Upholding Academic Freedom, Free Speech while Building Community
Academic freedom is the foundation upon which every university is built — the foundation
upon which we continue to build the University of Northern Colorado. It is the essential
foundation of our students’ learning process. It ensures that scholars are free to
be scholars — to ask hard questions, to test new ideas, to weigh in on controversial
topics as they teach and do research unfettered by outside interests. Only through
the free inquiry and exploration of ideas afforded by academic freedom can we deliver
on our promise for transformative education.
Hand-in-hand with academic freedom comes community. One scholar does not make a university;
this requires a community of scholars. UNC’s greatest strength lies not in the sum
of our individual efforts, but in how much more we can achieve by working together.
Building community is hard and messy work. It can’t be accomplished by rules, laws,
regulations or codes. It depends instead on human beings — on our good faith effort
to do what is right, on the give and take of personal interactions, on trial and error,
on some measure of trust that together, we will figure it out.
As you may have heard or seen in the news this summer, part of our ongoing, messy
community-building process recently became very public. Some practices we developed
in a good faith effort to respond to students’ concerns raised serious questions about
our commitment to academic freedom, indeed, about our commitment to uphold the basic
Constitutional right to free speech. Before I explain how we arrived there, let me
say this: UNC is unequivocally committed to free speech and academic freedom and to
community.
I am pleased to tell you that we’ve already begun to re-think our process for student
concerns. Provost Robbyn Wacker is working with the Faculty Senate to establish how
we will handle student concerns about academic matters through the colleges, and Interim
Dean of Students Gardiner Tucker is leading the work to clarify how to handle non-academic
concerns. Our new approach will uphold the principles of free speech and academic
freedom as well as our commitment to create a safe and supportive environment for
students. It will address all student concerns not covered by the Discrimination Complaint
Procedures, and we will no longer have a separate process for bias-related concerns.
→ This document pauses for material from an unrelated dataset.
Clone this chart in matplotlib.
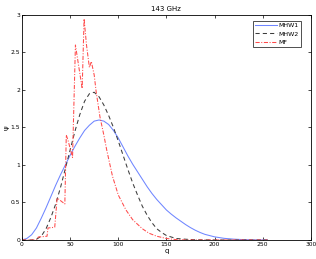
import matplotlib
matplotlib.use("Agg")
import matplotlib.pyplot as plt

# MHW1 (blue solid)
q_mhw1 = [0, 5, 10, 15, 20, 25, 30, 35, 40, 45, 50, 55, 60, 65, 70, 75, 80, 85, 90, 95,
          100, 105, 110, 115, 120, 125, 130, 135, 140, 145, 150, 155, 160, 165, 170, 175,
          180, 185, 190, 200, 210, 220, 230, 240, 250, 255]
v_mhw1 = [0.0, 0.02, 0.07, 0.16, 0.29, 0.43, 0.58, 0.73, 0.87, 1.0, 1.13, 1.25, 1.36, 1.46,
          1.53, 1.585, 1.60, 1.585, 1.54, 1.46, 1.36, 1.24, 1.12, 1.01, 0.91, 0.81, 0.71,
          0.62, 0.54, 0.47, 0.40, 0.345, 0.295, 0.25, 0.205, 0.165, 0.13, 0.10, 0.075,
          0.042, 0.022, 0.011, 0.005, 0.002, 0.001, 0.0]

# MHW2 (black dashed)
q_mhw2 = [0, 10, 15, 20, 25, 30, 35, 40, 45, 50, 55, 60, 65, 70, 75, 80, 85, 90, 95, 100,
          105, 110, 115, 120, 125, 130, 135, 140, 145, 150, 155, 160, 170, 180, 200, 255]
v_mhw2 = [0.0, 0.0, 0.01, 0.05, 0.15, 0.30, 0.48, 0.70, 0.95, 1.20, 1.45, 1.67, 1.85, 1.95,
          1.97, 1.91, 1.80, 1.66, 1.50, 1.32, 1.13, 0.94, 0.76, 0.60, 0.45, 0.33, 0.23, 0.15,
          0.10, 0.06, 0.04, 0.02, 0.01, 0.003, 0.0, 0.0]

# MF (red dash-dot)
q_mf = [0, 15, 17, 26, 27, 34, 36.5, 44.5, 46, 48, 52.5, 55.5, 62.5, 64.5, 67, 70, 72, 75,
        77, 81, 85, 88, 94, 100, 108, 115, 125, 132, 140, 150, 160, 170, 255]
v_mf = [0.0, 0.0, 0.04, 0.05, 0.16, 0.17, 0.56, 0.48, 1.4, 1.32, 1.1, 2.6, 2.02, 2.95, 2.6,
        2.3, 2.38, 2.2, 1.98, 1.64, 1.4, 1.2, 0.85, 0.6, 0.4, 0.27, 0.15, 0.09, 0.05, 0.02,
        0.005, 0.0, 0.0]

xticks = [0, 50, 100, 150, 200, 250, 300]
yticks = [0, 0.5, 1, 1.5, 2, 2.5, 3]
xticklabels = ["0", "50", "100", "150", "200", "250", "300"]
yticklabels = ["0", "0.5", "1", "1.5", "2", "2.5", "3"]

fig = plt.figure(figsize=(3.16, 2.59), dpi=100)
ax = fig.add_axes([0.0696, 0.0734, 0.914, 0.8687])

ax.plot(q_mhw1, v_mhw1, color="#6f86ff", lw=0.75, ls="-", label="MHW1")
ax.plot(q_mhw2, v_mhw2, color="#3c3c3c", lw=0.75, ls=(0, (4, 3)), label="MHW2")
ax.plot(q_mf, v_mf, color="#ff4a4a", lw=0.75, ls=(0, (4, 1.5, 1, 1.5)), label="MF")

ax.set_xlim(0, 300)
ax.set_ylim(0, 3)
ax.set_xticks(xticks)
ax.set_xticklabels(xticklabels)
ax.set_yticks(yticks)
ax.set_yticklabels(yticklabels)
ax.tick_params(direction="in", length=2.5, width=0.5, labelsize=4.3, pad=1.5,
               top=True, right=True)
for s in ax.spines.values():
    s.set_linewidth(0.6)

ax.set_title("143 GHz", fontsize=5, pad=3)
ax.set_xlabel("q", fontsize=5, labelpad=0.5)
ax.set_ylabel("ψ", fontsize=5, labelpad=0.5)

leg = ax.legend(loc="upper right", fontsize=4.5, frameon=True, fancybox=False,
                edgecolor="black", handlelength=3.4, borderpad=0.35, labelspacing=0.5,
                handletextpad=0.3, borderaxespad=0.9, bbox_to_anchor=(0.985, 1.0))
leg.get_frame().set_linewidth(0.6)

fig.savefig("out.png", dpi=100)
UNC is not alone. Questions about how to navigate the intersection of academic freedom,
free speech and community are at the fore across the nation as universities welcome
a generation of students who are more diverse than ever, connect to the world through
social media as never before, get inundated with increasingly polarized messages,
and, sometimes, question the value of the rights and responsibilities that have long
been considered essential to the nature of universities. Our promise to students is
the opportunity for transformative education — but we cannot fulfill this promise
without the benefit of free speech and academic freedom, so it remains our obligation
to uphold these fundamental concepts.
–Kay Norton, excerpted from her annual fall address to campus, Sept. 7.